■ **The request**
In the entries below, find every line with "Write" and copy it.

■ **Record set**

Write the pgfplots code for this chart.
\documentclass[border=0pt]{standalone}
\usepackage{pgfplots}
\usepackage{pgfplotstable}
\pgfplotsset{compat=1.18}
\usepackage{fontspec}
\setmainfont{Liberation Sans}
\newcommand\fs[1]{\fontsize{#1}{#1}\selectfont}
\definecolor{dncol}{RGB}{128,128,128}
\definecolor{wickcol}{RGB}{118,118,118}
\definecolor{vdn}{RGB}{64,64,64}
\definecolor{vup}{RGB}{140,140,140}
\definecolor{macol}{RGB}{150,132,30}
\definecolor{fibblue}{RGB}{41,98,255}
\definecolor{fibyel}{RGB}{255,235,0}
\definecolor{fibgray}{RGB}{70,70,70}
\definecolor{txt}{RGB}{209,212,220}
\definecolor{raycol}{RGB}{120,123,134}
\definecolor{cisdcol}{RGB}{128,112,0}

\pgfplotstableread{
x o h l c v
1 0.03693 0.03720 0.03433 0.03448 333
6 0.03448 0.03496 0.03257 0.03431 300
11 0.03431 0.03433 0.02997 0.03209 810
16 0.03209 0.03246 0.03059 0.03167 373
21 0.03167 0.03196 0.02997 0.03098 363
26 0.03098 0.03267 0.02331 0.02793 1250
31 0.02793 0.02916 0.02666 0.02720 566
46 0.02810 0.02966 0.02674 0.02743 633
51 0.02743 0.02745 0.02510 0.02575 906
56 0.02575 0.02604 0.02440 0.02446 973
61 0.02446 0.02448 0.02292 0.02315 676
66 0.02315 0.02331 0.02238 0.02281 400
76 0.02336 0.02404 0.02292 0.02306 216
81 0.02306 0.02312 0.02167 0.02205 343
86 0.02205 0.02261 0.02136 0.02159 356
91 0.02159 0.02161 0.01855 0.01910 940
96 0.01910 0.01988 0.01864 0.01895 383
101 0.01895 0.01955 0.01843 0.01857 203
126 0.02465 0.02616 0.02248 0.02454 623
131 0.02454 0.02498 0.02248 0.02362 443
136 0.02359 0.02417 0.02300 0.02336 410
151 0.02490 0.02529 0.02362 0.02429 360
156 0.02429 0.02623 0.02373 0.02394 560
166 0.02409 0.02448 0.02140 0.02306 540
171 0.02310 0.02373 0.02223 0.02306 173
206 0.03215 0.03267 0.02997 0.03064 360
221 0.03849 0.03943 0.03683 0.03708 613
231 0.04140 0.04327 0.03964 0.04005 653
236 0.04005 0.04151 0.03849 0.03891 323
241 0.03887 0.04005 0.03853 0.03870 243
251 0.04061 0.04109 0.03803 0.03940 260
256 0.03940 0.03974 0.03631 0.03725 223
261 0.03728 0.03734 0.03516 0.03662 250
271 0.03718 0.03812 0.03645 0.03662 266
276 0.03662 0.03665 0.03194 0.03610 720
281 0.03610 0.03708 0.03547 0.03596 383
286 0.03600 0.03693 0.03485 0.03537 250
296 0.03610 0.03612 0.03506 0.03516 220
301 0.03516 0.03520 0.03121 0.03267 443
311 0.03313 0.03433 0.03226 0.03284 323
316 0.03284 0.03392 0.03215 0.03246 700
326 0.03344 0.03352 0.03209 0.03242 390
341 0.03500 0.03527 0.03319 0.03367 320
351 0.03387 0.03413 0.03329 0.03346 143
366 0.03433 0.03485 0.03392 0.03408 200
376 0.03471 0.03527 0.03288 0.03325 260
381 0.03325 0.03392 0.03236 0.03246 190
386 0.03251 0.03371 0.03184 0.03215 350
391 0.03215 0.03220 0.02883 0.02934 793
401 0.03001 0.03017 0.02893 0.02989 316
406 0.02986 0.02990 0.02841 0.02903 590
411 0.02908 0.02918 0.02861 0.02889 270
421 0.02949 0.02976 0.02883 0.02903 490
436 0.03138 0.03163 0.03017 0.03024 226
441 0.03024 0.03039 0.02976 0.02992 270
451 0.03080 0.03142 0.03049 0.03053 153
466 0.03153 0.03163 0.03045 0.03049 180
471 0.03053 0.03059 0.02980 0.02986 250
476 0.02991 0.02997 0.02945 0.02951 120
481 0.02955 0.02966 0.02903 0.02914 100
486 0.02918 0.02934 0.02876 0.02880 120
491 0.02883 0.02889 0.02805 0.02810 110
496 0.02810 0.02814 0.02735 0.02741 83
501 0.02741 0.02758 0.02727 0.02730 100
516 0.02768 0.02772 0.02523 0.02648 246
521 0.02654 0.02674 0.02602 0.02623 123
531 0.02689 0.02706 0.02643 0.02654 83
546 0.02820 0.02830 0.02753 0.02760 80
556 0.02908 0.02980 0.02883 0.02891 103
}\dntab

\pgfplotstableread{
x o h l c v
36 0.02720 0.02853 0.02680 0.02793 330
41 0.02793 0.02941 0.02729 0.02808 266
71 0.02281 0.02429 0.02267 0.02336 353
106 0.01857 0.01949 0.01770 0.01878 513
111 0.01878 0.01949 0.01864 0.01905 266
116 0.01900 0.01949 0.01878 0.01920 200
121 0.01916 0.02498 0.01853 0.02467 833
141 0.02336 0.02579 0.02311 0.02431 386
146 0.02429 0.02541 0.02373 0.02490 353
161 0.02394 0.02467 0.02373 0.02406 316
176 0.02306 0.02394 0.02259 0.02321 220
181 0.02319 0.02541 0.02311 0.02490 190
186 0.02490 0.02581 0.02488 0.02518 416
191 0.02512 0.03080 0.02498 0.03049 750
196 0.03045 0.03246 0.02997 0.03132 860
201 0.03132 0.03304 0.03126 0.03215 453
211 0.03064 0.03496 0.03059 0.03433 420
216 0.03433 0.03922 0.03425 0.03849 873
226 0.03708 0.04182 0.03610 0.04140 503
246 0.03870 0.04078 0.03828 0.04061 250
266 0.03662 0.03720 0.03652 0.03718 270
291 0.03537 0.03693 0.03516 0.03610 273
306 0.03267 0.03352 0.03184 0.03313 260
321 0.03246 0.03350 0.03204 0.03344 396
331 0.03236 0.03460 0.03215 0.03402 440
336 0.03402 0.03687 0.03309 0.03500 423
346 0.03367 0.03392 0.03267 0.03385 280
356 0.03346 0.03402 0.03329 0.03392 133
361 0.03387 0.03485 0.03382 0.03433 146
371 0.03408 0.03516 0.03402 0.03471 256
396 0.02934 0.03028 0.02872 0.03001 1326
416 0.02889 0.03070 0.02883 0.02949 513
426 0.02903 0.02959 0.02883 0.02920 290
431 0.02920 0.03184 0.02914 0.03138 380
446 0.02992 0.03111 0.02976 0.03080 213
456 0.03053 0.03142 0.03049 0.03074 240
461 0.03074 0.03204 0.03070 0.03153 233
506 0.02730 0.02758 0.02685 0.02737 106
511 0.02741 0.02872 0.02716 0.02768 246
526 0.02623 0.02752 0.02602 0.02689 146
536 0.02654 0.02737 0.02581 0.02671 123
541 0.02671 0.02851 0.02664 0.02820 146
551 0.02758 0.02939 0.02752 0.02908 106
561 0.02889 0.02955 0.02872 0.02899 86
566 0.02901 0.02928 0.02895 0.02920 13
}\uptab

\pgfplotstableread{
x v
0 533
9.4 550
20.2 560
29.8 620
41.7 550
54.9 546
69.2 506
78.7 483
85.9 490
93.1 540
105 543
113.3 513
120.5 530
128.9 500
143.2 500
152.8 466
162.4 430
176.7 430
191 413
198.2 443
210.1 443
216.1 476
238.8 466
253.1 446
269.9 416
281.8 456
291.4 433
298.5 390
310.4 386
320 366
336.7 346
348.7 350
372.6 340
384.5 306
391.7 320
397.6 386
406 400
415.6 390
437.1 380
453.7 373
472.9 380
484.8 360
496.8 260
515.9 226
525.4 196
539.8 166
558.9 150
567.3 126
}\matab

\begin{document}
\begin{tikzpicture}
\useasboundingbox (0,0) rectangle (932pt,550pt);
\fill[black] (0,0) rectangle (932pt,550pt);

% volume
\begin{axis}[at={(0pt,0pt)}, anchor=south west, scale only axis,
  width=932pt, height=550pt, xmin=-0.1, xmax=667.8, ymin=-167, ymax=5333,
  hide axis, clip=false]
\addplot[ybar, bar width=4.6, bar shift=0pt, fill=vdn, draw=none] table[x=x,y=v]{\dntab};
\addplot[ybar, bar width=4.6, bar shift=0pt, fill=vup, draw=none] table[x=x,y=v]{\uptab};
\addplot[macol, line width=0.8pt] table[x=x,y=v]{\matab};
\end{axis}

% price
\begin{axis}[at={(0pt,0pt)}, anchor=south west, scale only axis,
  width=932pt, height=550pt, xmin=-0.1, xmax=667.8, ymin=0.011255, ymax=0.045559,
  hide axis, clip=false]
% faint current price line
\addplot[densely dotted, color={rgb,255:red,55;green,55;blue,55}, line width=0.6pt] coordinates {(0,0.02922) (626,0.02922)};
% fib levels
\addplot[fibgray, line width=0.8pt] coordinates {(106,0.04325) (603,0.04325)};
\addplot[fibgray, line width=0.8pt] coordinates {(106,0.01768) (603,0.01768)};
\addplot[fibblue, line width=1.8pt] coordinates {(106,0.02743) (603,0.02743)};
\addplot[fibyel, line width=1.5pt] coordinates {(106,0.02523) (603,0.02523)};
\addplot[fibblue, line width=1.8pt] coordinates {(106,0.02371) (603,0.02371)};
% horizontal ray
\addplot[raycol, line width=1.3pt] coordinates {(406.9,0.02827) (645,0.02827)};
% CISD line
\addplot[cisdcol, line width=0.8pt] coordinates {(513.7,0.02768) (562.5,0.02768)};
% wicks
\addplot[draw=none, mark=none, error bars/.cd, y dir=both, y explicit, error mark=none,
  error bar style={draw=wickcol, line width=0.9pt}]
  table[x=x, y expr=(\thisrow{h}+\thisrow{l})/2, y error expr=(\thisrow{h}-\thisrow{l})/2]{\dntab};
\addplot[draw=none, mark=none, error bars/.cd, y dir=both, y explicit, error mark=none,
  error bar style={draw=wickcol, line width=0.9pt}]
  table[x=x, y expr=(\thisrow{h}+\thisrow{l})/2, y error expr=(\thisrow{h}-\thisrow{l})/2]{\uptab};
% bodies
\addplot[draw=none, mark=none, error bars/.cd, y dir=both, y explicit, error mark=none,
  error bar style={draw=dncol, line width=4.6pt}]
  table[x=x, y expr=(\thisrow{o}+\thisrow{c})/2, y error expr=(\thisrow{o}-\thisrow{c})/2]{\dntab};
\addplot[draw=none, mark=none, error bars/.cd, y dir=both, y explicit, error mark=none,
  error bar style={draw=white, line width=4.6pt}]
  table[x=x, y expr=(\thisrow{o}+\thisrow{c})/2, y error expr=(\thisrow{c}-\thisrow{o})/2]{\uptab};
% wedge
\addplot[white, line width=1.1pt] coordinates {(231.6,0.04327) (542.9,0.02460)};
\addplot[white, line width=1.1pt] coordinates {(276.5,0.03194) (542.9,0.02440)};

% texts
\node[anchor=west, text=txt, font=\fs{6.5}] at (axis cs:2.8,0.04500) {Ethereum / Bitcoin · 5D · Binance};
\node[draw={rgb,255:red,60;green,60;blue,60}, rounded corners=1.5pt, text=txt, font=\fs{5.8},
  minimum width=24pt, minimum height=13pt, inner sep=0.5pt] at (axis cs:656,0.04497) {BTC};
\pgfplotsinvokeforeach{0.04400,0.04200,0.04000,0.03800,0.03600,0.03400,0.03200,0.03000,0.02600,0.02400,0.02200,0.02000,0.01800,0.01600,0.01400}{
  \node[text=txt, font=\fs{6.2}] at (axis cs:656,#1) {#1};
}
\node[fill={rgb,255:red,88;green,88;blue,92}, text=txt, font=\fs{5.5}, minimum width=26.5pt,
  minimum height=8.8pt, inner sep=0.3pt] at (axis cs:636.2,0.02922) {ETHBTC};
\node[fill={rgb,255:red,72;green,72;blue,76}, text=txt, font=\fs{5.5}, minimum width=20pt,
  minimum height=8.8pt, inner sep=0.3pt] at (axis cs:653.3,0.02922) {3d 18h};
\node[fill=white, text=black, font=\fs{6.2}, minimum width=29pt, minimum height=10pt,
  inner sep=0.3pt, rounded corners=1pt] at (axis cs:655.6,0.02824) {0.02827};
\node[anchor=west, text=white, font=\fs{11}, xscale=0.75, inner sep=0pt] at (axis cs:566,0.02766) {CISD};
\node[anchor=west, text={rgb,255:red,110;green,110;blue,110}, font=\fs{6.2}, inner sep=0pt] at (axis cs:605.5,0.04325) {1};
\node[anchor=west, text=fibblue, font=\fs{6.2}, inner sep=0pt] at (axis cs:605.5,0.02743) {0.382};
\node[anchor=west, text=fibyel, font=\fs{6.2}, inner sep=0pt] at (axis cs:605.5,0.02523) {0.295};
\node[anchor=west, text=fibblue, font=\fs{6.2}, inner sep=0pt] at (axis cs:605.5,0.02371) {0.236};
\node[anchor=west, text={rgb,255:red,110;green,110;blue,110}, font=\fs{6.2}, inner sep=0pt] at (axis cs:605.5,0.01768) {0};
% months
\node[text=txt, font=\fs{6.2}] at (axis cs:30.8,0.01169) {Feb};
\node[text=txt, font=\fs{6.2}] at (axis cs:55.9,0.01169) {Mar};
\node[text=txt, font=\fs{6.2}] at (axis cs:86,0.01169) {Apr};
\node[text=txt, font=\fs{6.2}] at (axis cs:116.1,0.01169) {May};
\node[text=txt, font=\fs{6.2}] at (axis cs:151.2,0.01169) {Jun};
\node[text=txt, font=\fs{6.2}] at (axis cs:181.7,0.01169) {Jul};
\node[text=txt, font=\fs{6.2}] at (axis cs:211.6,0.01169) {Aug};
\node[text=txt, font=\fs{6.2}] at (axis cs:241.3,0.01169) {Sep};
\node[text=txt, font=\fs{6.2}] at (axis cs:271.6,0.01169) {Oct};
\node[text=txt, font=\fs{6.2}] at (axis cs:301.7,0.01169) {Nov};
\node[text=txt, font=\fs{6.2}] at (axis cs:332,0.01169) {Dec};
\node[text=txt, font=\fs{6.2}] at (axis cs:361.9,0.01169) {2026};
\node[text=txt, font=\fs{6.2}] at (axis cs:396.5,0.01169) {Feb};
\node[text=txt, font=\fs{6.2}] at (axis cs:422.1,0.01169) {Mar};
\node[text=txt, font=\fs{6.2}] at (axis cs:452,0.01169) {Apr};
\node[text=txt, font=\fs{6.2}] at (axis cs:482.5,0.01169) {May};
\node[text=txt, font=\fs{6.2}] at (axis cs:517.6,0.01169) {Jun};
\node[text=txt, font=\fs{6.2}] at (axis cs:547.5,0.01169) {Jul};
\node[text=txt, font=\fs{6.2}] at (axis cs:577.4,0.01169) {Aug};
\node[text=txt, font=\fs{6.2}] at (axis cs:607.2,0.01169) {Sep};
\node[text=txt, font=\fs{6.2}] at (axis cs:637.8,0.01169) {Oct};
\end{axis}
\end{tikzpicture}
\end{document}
* * *
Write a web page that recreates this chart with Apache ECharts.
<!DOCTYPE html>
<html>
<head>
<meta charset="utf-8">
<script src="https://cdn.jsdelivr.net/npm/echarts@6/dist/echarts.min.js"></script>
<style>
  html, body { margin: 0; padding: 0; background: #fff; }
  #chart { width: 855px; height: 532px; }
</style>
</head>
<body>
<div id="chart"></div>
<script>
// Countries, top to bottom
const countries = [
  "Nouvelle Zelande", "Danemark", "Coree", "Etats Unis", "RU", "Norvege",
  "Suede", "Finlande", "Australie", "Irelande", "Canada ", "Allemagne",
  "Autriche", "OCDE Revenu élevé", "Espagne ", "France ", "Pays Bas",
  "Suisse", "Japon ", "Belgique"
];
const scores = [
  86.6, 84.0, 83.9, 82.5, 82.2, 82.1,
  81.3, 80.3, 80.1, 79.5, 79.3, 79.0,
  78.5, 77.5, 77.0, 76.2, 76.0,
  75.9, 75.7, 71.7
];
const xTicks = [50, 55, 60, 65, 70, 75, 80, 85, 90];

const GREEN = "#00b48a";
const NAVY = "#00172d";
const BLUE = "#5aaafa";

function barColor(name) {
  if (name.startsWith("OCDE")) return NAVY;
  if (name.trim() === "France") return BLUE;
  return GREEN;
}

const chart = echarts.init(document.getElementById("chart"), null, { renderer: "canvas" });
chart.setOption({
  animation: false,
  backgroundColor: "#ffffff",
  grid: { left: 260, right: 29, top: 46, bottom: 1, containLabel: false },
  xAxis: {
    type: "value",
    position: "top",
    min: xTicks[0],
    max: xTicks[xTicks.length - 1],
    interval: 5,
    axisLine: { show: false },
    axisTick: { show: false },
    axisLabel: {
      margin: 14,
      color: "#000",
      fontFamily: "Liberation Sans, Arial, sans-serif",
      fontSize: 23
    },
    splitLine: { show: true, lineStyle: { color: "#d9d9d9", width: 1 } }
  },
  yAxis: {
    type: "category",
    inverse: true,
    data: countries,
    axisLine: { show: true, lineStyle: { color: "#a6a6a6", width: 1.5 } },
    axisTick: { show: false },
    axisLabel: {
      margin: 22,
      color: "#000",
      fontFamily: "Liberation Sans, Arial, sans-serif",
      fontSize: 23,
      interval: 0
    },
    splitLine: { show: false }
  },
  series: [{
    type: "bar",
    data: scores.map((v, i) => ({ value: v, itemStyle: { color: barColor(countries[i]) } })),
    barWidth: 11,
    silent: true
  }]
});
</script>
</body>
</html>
...
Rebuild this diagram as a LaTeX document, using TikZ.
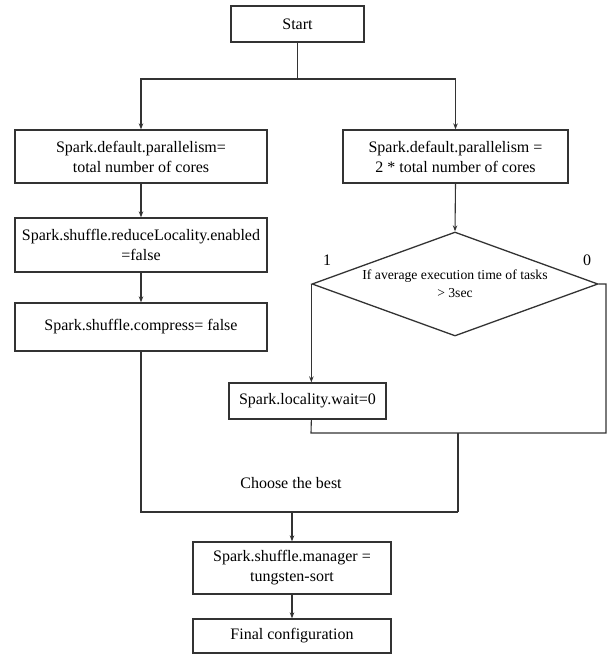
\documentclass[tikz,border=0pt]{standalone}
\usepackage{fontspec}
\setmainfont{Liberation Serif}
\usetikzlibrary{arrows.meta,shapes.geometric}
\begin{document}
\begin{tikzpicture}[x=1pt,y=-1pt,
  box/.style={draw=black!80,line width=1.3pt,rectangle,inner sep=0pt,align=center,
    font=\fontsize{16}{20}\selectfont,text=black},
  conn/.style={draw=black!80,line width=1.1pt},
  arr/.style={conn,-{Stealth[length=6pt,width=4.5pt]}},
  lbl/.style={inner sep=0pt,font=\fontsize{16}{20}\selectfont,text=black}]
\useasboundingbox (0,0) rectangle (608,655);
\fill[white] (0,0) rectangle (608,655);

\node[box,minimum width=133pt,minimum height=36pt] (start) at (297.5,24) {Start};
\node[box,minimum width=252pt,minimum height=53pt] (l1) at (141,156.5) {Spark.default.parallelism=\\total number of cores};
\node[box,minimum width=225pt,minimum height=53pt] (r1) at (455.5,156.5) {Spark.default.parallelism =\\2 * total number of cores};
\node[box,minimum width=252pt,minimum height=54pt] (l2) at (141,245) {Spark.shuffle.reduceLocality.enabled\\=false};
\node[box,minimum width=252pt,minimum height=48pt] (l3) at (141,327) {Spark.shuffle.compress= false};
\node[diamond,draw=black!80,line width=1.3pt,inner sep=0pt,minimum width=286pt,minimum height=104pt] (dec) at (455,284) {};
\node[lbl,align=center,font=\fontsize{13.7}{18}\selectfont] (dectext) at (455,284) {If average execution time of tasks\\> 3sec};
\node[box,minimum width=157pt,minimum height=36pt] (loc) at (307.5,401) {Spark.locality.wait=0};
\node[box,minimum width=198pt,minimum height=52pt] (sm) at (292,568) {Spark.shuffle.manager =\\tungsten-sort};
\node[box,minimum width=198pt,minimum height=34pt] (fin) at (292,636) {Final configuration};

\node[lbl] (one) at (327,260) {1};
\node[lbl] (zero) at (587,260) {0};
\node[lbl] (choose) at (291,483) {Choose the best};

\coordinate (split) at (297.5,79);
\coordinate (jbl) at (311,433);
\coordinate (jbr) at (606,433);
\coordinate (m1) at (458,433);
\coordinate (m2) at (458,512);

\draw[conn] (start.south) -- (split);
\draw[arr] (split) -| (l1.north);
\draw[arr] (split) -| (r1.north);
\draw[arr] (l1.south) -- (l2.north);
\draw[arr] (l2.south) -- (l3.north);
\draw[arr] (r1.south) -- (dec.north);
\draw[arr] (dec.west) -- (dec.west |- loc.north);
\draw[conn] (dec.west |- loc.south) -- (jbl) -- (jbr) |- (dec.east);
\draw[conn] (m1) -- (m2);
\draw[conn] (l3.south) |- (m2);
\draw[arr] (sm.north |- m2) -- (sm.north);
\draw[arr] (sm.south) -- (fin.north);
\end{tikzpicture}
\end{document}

■ **Output below**
Write the pgfplots code for this chart.
Write a web page that recreates this chart with Apache ECharts.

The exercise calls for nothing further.